Nielsen Chart for Consumer Product Brand Loyalty

 

 

 

 

 

69% of consumers are actively looking for new and trendy CPG products. Tapping into current trends is a key way to appeal to this audience.  Whether the brand is launching, or already launched, there are always PR opportunities to increase sales by driving awareness and loyalty. The key takeaway on all the most recent Neilsen data: premiumization is absolutely key for small, independent CPG brands

Driving Awareness for Small Consumer Brands

When Snapple tea was a small independent brand, it relied on PR, including crazy stunts with two ambitions in mind: acquisition and sales. When they were acquired by Quaker Oats, the PR stunts stopped and sales decreased. In fact, PR is often responsible for trends that drive consumers. Before CBD, a wellness ingredient that almost everyone now knows was allowed to advertise, it relied on firms like Avaans Media to create PR campaigns that educated consumers and created awareness for their brands. PR is almost single-handedly responsible for launching CBD into the public’s general knowledge. Other wellness products have benefited from PR, including melatonin.

Independent brands often turn to PR because while PR is an investment, it’s still more affordable than many other branding initiatives such as advertising, especially when you include videography costs. Facebook is famous for launching thousands of new DTC brands, but of late, many independent CPG brands are finding Facebook’s advertising to be less effective. Ambitious consumer product brands are turning to PR in ever greater numbers to reach consumers, and stay in front of buyers. A PR campaign can reach hundreds of billions of annual impressions.
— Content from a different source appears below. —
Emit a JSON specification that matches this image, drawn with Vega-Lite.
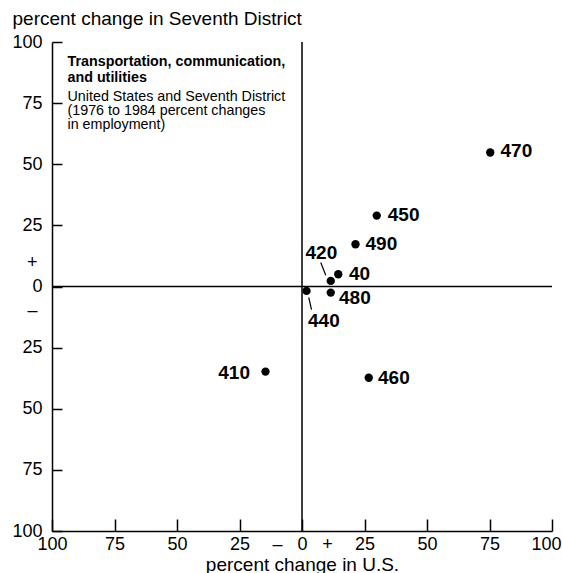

Is it any wonder that everyone from new consumer products to old standbys is moving dollars to PR?

New CPG brands can use PR to validate the brand. An upfront burst of PR is a powerful trust indicator. Many consumer brand startups showcase PR wins on their website and in advertising as a way to increase consumer trust. Independent boutique products use PR to nail their launch because they need to appeal directly and immediately to their consumer. As Nielsen notes in small brand, “There is little room for error in small launches. Nailing your activation requires planning and strategic execution. Whatever your differentiation—hitting your target, justifying your premium or communicating a new usage occasion—it must land, and land well,”

Don’t forget the B2B public relations angle too. For startup consumer product brands, this can be even more critical as awareness for retail buyers is an important phase of growth.

 

Driving Loyalty for Independent CPG Brands

If your consumer brand isn’t exactly new, but also isn’t a household name, then using PR to increase loyalty and awareness is effective. 25% of consumers are mainstream followers who sometimes try new products, but don’t seek them. This is a critical audience to penetrate. If you’re broadening your audience to this important but slightly elusive group, you want to make sure your customer product reviews are solid, and that your early PR had at least 1-2 tier 1 press hits so you can use the ever-so-important social proof to lure this audience in.  Good PR also allows existing customers to have their choice validated and is a great opportunity for them to sing your praises to their friends.

But that’s not the only way PR helps early and mid-stage CPG brands. PR helps your customers see you understand who they really are. Bob’s Red Mill used PR to improve its already stellar reputation through purpose-driven storytelling. Not only does PR help new consumers find your product, but it also reinforces the good choice your current customers have made. A good PR firm will help you identify ways to differentiate and to secure brand-improving earned media.